Since I was yesterday, wrongly accused, of been a Daily Mail reader. !
I came across this today in my financial news.

http://www.dailymail.co.uk/news/art...France-EU-fuel-diktat-force-prices-weeks.html


----------



## bognormike (May 10, 2005)

that's been around for ages. A typical EU bashing article by the Daily Moan. Why shouldn't the ferry companies be forced to use cleaner fuels? We've been doing it on the roads in Europe for years, driven by agreements across Europe to do away with lead in petrol, and use low sulphur diesel, which have forced the manufacturers to produce cleaner and more efficient engines. 


strange comment here :-

" Freight traffic to Europe will be forced on to the roads and through the Channel Tunnel – resulting in more pollution." 

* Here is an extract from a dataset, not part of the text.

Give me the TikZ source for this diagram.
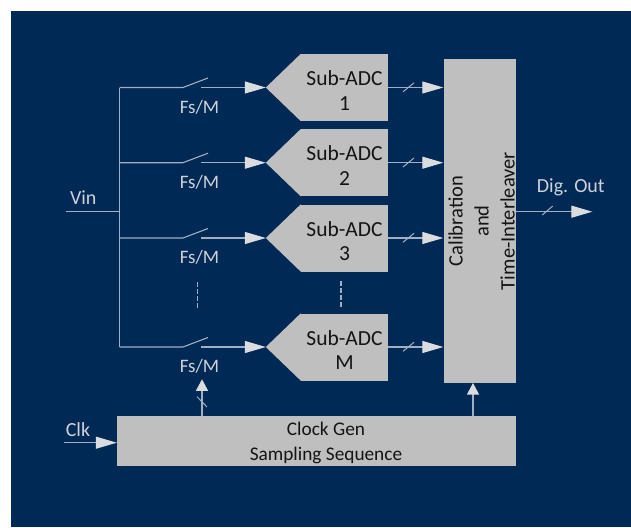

how do they think people get to the ferry terminals anyway? what tosh.


----------



## rosalan (Aug 24, 2009)

Are we to assume that tickets bought now, will escape immediate future price rise?

Alan


----------



## teemyob (Nov 22, 2005)

Scary Thought, Stuck in Biscay in a Storm!


----------



## jeffro (Jan 13, 2009)

*ferry prices*

So thats why i couldnt get a price for my crossing at the end of December from P&O .I live on the cliffs overlooking Dover and in the summer looking out to sea the pollution is plain to see but its not just the ferrys.If all the ships passing through the channel have to use this fuel we are going to see some huge price rises!!jeff


----------



## Zebedee (Oct 3, 2007)

Be fair you lot!!

P & O obviously took the trouble to send their smartest spokesman to speak to The Wail.

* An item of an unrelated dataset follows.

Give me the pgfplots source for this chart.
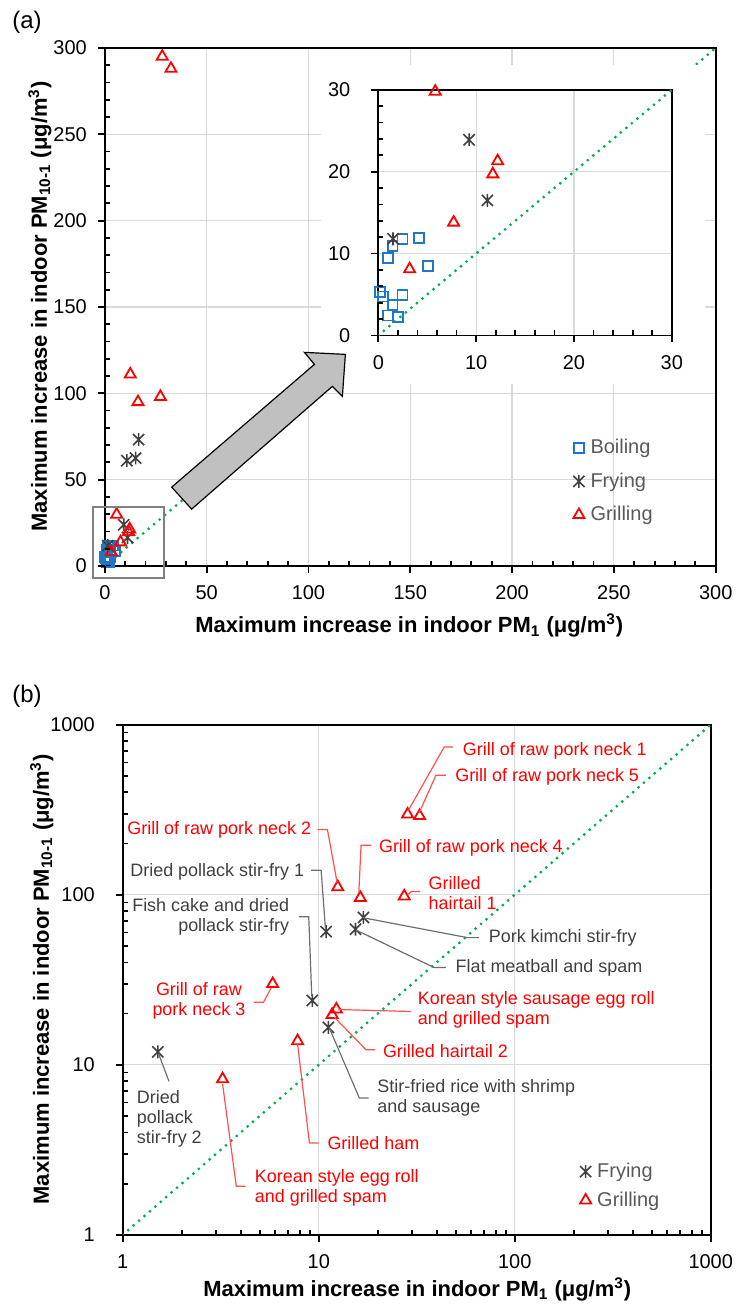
\documentclass[border=0pt]{standalone}
\usepackage{fontspec}
\setmainfont{Liberation Sans}
\usepackage{pgfplots}
\pgfplotsset{compat=1.18}
\definecolor{boil}{RGB}{30,120,200}
\definecolor{fry}{RGB}{64,64,64}
\definecolor{grill}{RGB}{255,0,0}
\definecolor{diag}{RGB}{0,176,80}
\definecolor{gridc}{RGB}{217,217,217}
\definecolor{legtext}{RGB}{89,89,89}
\definecolor{anngray}{RGB}{64,64,64}
\definecolor{lngray}{RGB}{110,110,110}
\definecolor{lnred}{RGB}{255,80,80}
\definecolor{arrowfill}{RGB}{192,192,192}
\pgfdeclareplotmark{xstar}{%
  \pgfpathmoveto{\pgfqpoint{-\pgfplotmarksize}{-\pgfplotmarksize}}%
  \pgfpathlineto{\pgfqpoint{\pgfplotmarksize}{\pgfplotmarksize}}%
  \pgfpathmoveto{\pgfqpoint{-\pgfplotmarksize}{\pgfplotmarksize}}%
  \pgfpathlineto{\pgfqpoint{\pgfplotmarksize}{-\pgfplotmarksize}}%
  \pgfpathmoveto{\pgfqpoint{0pt}{-1.15\pgfplotmarksize}}%
  \pgfpathlineto{\pgfqpoint{0pt}{1.15\pgfplotmarksize}}%
  \pgfusepathqstroke}
\pgfplotsset{
  legmark/.style={legend image code/.code={\draw[##1] plot coordinates {(0pt,0pt)};}},
  base/.style={scale only axis, anchor=south west, tick pos=left, tick align=outside,
    major tick length=0pt, minor tick length=0pt, grid=major,
    every major grid/.append style={gridc, line width=0.6pt},
    axis line style={line width=0.9pt, black},
    ticklabel style={font=\fontsize{10}{12}\selectfont},
    /pgf/number format/assume math mode=true,
    xticklabel style={yshift=-6.5pt}, yticklabel style={xshift=-5.5pt}},
  boilst/.style={only marks, mark=square, mark size=2.5pt, draw=boil, line width=0.9pt, legmark},
  fryst/.style={only marks, mark=xstar, mark size=2.8pt, draw=fry, line width=0.8pt, legmark},
  grillst/.style={only marks, mark=triangle, mark size=3.2pt, draw=grill, line width=0.9pt, legmark},
  diagst/.style={diag, line width=1.6pt, line cap=round, dash pattern=on 0pt off 3.6pt}
}
\tikzset{
  px/.style={x=0.5pt,y=-0.5pt},
  rlab/.style={text=grill, font=\fontsize{9}{10}\selectfont, inner sep=0pt},
  glab/.style={text=anngray, font=\fontsize{9}{10}\selectfont, inner sep=0pt},
  rln/.style={draw=lnred, line width=0.6pt},
  gln/.style={draw=lngray, line width=0.6pt},
  tk/.style={draw=black, line width=0.9pt}
}
\begin{document}
\begin{tikzpicture}
\begin{scope}[px]
\useasboundingbox (0,0) rectangle (738,1308);
\end{scope}
% ---------- panel (a) main ----------
\begin{axis}[base, at={(52.5pt,-283.5pt)}, width=306pt, height=259.5pt,
  xmin=0, xmax=300, ymin=0, ymax=300,
  xtick={0,50,...,300}, ytick={0,50,...,300},
  legend style={at={(0.7663,0.2493)}, anchor=north west, draw=none, fill=none,
    inner sep=0pt, row sep=6pt, font=\fontsize{10}{12}\selectfont,
    nodes={text=legtext, inner sep=1pt}},
  legend cell align=left,
  /tikz/every odd column/.append style={column sep=2pt}]
\addplot[diagst, forget plot] coordinates {(0,0) (300,300)};
\addplot[boilst] coordinates {(0.95,9.47) (1.46,10.9) (2.48,11.8) (4.18,11.9) (5.1,8.46) (0.17,5.3) (0.5,4.75) (2.48,4.9) (1.46,3.7) (0.95,2.44) (2.04,2.24)};
\addlegendentry{Boiling}
\addplot[fryst] coordinates {(1.5,11.8) (9.28,23.9) (11.15,16.5) (10.8,61) (15.1,62.5) (16.6,73.2)};
\addlegendentry{Frying}
\addplot[grillst] coordinates {(28.2,295) (32.5,288) (12.5,111) (16.3,95) (27.3,98) (5.82,29.8) (12.2,21.3) (11.7,19.7) (7.7,13.8) (3.2,8.1)};
\addlegendentry{Grilling}
\end{axis}
\begin{scope}[px]
\fill[white] (322,65) rectangle (706,385);
\end{scope}
% ---------- inset ----------
\begin{axis}[base, at={(189.5pt,-168pt)}, width=147pt, height=123pt,
  xmin=0, xmax=30, ymin=0, ymax=30,
  xtick={0,10,20,30}, ytick={0,10,20,30},
  yticklabel style={xshift=-5pt}]
\addplot[diagst] coordinates {(0,0) (30,30)};
\addplot[boilst] coordinates {(0.95,9.47) (1.46,10.9) (2.48,11.8) (4.18,11.9) (5.1,8.46) (0.17,5.3) (0.5,4.75) (2.48,4.9) (1.46,3.7) (0.95,2.44) (2.04,2.24)};
\addplot[fryst] coordinates {(1.5,11.8) (9.28,23.9) (11.15,16.5) (10.8,61) (15.1,62.5) (16.6,73.2)};
\addplot[grillst] coordinates {(28.2,295) (32.5,288) (12.5,111) (16.3,95) (27.3,98) (5.82,29.8) (12.2,21.3) (11.7,19.7) (7.7,13.8) (3.2,8.1)};
\end{axis}
\begin{scope}[px]
% ticks of (a) and inset
\foreach \v in {0,50,...,300} {\draw[tk] ({105+2.04*\v},567) -- ++(0,7); \draw[tk] (105,{567-1.73*\v}) -- ++(-7,0);}
\foreach \m in {0,50,...,250} \foreach \k in {10,20,30,40} {\draw[tk] ({105+2.04*(\m+\k)},567) -- ++(0,-5); \draw[tk] (105,{567-1.73*(\m+\k)}) -- ++(5,0);}
\foreach \v in {0,10,20,30} {\draw[tk] ({379+9.8*\v},336) -- ++(0,7); \draw[tk] (379,{336-8.2*\v}) -- ++(-7,0);}
\foreach \m in {0,10,20} \foreach \k in {2,4,6,8} {\draw[tk] ({379+9.8*(\m+\k)},336) -- ++(0,-5); \draw[tk] (379,{336-8.2*(\m+\k)}) -- ++(5,0);}
% arrow and box
\filldraw[fill=arrowfill, draw=black, line width=0.6pt, line join=miter]
  (172,488) -- (315,365) -- (305,353) -- (346,355) -- (343,397) -- (333,387) -- (192,510) -- cycle;
\draw[gray, line width=0.8pt] (93,508) rectangle (164,579);
% labels (a)
\node[font=\fontsize{12}{14}\selectfont] at (27,22) {(a)};
\node[font=\bfseries\fontsize{11}{13}\selectfont] at (410,627) {Maximum increase in indoor PM\textsubscript{1} (μg/m\textsuperscript{3})};
\node[font=\bfseries\fontsize{11}{13}\selectfont, rotate=90] at (40,307) {Maximum increase in indoor PM\textsubscript{10-1} (μg/m\textsuperscript{3})};
\end{scope}
% ---------- panel (b) ----------
\begin{axis}[base, at={(61.5pt,-618.5pt)}, width=294.5pt, height=255.5pt,
  xmode=log, ymode=log, xmin=1, xmax=1000, ymin=1, ymax=1000,
  xtick={1,10,100,1000}, xticklabels={1,10,100,1000},
  ytick={1,10,100,1000}, yticklabels={1,10,100,1000},
  minor xtick={}, minor ytick={},
  yticklabel style={xshift=-5pt},
  legend style={at={(0.7771,0.1456)}, anchor=north west, draw=none, fill=none,
    inner sep=0pt, row sep=3.6pt, font=\fontsize{10}{12}\selectfont,
    nodes={text=legtext, inner sep=1pt}},
  legend cell align=left,
  /tikz/every odd column/.append style={column sep=2pt}]
\addplot[diagst, forget plot] coordinates {(1,1) (1000,1000)};
\addplot[fryst] coordinates {(1.51,11.9) (9.27,23.9) (11.2,16.6) (10.9,60.7) (15.4,62.7) (16.9,73.5)};
\addlegendentry{Frying}
\addplot[grillst] coordinates {(28.4,297) (32.7,291) (12.5,111) (16.3,96) (27.3,98) (5.82,29.9) (12.3,21.2) (11.7,19.7) (7.8,13.8) (3.23,8.24)};
\addlegendentry{Grilling}
\end{axis}
\begin{scope}[px]
% ticks of (b)
\foreach \d in {0,1,2,3} {\draw[tk] ({123+196.333*\d},1237) -- ++(0,7); \draw[tk] (123,{1237-170.333*\d}) -- ++(-7,0);}
\foreach \d in {0,1,2} \foreach \k in {2,...,9} {\draw[tk] ({123+196.333*(\d+log10(\k))},1237) -- ++(0,-5); \draw[tk] (123,{1237-170.333*(\d+log10(\k))}) -- ++(5,0);}
% annotations (b)
\node[rlab, anchor=east] at (312,831.7) {Grill of raw pork neck 2};
\draw[rln] (318,831) -- (328,831) -- (337.7,884);
\node[rlab, anchor=west] at (379.3,849) {Grill of raw pork neck 4};
\draw[rln] (371.7,846.7) -- (361.7,846.7) -- (359.5,894);
\node[rlab, anchor=west] at (463.3,751.7) {Grill of raw pork neck 1};
\draw[rln] (454,748.3) -- (445,748.3) -- (409,812);
\node[rlab, anchor=west] at (455.7,778.3) {Grill of raw pork neck 5};
\draw[rln] (446.7,776.7) -- (436.7,776.7) -- (420,814);
\node[rlab, anchor=west, align=left] at (429,894.2) {Grilled\\hairtail 1};
\draw[rln] (421,893) -- (412,893) -- (409,896);
\node[rlab, align=center] at (199.3,1002.7) {Grill of raw\\pork neck 3};
\draw[rln] (254,1004) -- (264,1004) -- (271.5,990);
\node[rlab, anchor=west, align=left] at (418.3,1011.7) {Korean style sausage egg roll\\and grilled spam};
\draw[rln] (411.7,1013.3) -- (339,1011.3);
\node[rlab, anchor=west] at (383.3,1052.7) {Grilled hairtail 2};
\draw[rln] (376,1051.7) -- (366.7,1051.7) -- (335,1019);
\node[rlab, anchor=west] at (327.7,1145) {Grilled ham};
\draw[rln] (319.3,1145) -- (310,1145) -- (298,1045);
\node[rlab, anchor=west, align=left] at (255,1189.7) {Korean style egg roll\\and grilled spam};
\draw[rln] (246,1188.3) -- (236.7,1188.3) -- (223,1086);
\node[glab, anchor=east] at (305,873.3) {Dried pollack stir-fry 1};
\draw[gln] (311.7,871.7) -- (321.7,871.7) -- (326,930);
\node[glab, anchor=east, align=right] at (290,918.3) {Fish cake and dried\\pollack stir-fry};
\draw[gln] (299.3,918.3) -- (309.3,918.3) -- (312.3,998);
\node[glab, anchor=west] at (489.3,940) {Pork kimchi stir-fry};
\draw[gln] (480,939.3) -- (468.3,939.3) -- (363.3,919.3);
\node[glab, anchor=west] at (456,970) {Flat meatball and spam};
\draw[gln] (446.7,969.3) -- (435,969.3) -- (356.7,931.7);
\node[glab, anchor=west, align=left] at (377.7,1099.7) {Stir-fried rice with shrimp\\and sausage};
\draw[gln] (369.3,1100) -- (360,1100) -- (330,1030);
\node[glab, anchor=west, align=left] at (136.7,1120.5) {Dried\\pollack\\stir-fry 2};
\draw[gln] (169.3,1083.3) -- (159.3,1056.7);
% labels (b)
\node[font=\fontsize{12}{14}\selectfont] at (27,698) {(b)};
\node[font=\bfseries\fontsize{11}{13}\selectfont] at (418,1292) {Maximum increase in indoor PM\textsubscript{1} (μg/m\textsuperscript{3})};
\node[font=\bfseries\fontsize{11}{13}\selectfont, rotate=90] at (42,981) {Maximum increase in indoor PM\textsubscript{10-1} (μg/m\textsuperscript{3})};
\end{scope}
\end{tikzpicture}
\end{document}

_"All shipping companies will be affected - but our biggest rival, the Channel Tunnel, will not be affected."_

I would never have guessed that chuffers don't use marine gas oil!! :roll:

His counterpart from the European Sustainable Shipping Forum is an even smarter cookie!! He said, _"breakdowns - including engine fires - in the much-busier English Channel could have dangerous consequences."_

Stone me . . . who would have thought an engine fire might be dangerous!!


----------